┌──

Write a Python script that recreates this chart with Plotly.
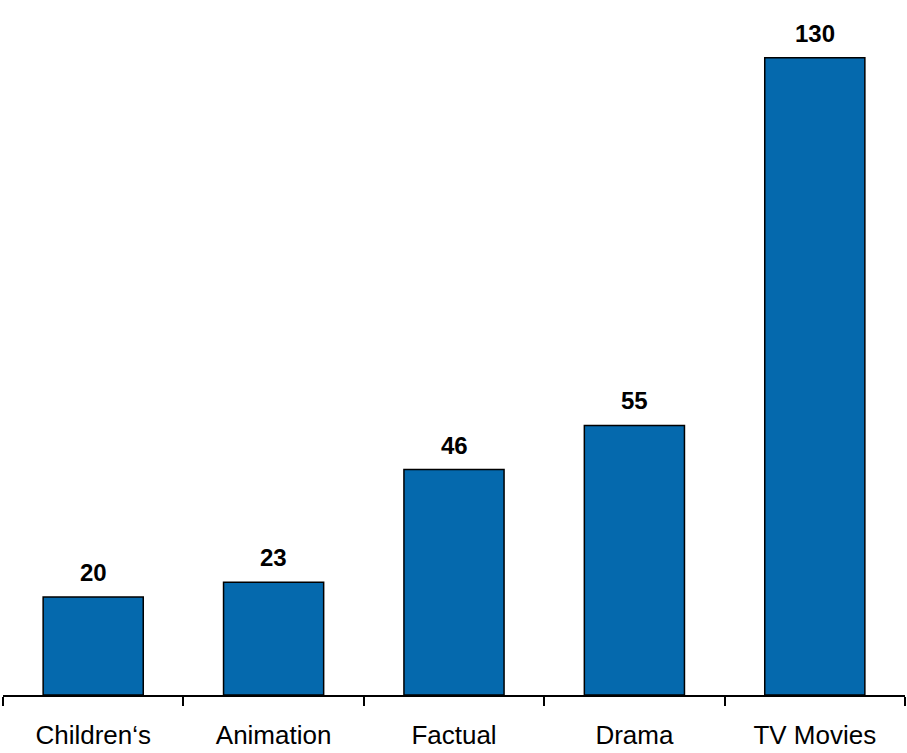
import plotly.graph_objects as go

# genre counts
genres = ["Children‘s", "Animation", "Factual", "Drama", "TV Movies"]
counts = [20, 23, 46, 55, 130]

fig = go.Figure()
fig.add_trace(go.Bar(
    x=genres, y=counts,
    marker=dict(color="#0569AD", line=dict(color="black", width=1.5)),
    width=0.555,
))

# value labels above bars
for g, c in zip(genres, counts):
    fig.add_annotation(x=g, y=c, text=f"<b>{c}</b>", showarrow=False,
                       yanchor="bottom", yshift=9,
                       font=dict(size=24, color="black"))

fig.update_layout(
    width=907, height=753,
    margin=dict(l=3, r=2, t=0, b=58),
    plot_bgcolor="white", paper_bgcolor="white",
    font=dict(family="Liberation Sans, Arial", size=24, color="black"),
    showlegend=False,
    xaxis=dict(showline=True, linecolor="black", linewidth=1.5,
               ticks="outside", tickson="boundaries", ticklen=9,
               tickcolor="black", tickwidth=1.5,
               tickfont=dict(size=26), ticklabelstandoff=16,
               automargin=False),
    yaxis=dict(visible=False, range=[0, 141.8]),
)

# drop the default page margin so the figure sits at the corner
fig.write_html("out.html", config={"displayModeBar": False},
               post_script="document.body.style.margin='0';")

└──

EXERCISE DETAILS »
Write out the lines from the start of the material to the line with "counts = [20, 23, 46, 55, 130]", inclusive and exactly. Skip the pictures.

WRITTEN REPLY »
Write a Python script that recreates this chart with Plotly.
import plotly.graph_objects as go

# genre counts
genres = ["Children‘s", "Animation", "Factual", "Drama", "TV Movies"]
counts = [20, 23, 46, 55, 130]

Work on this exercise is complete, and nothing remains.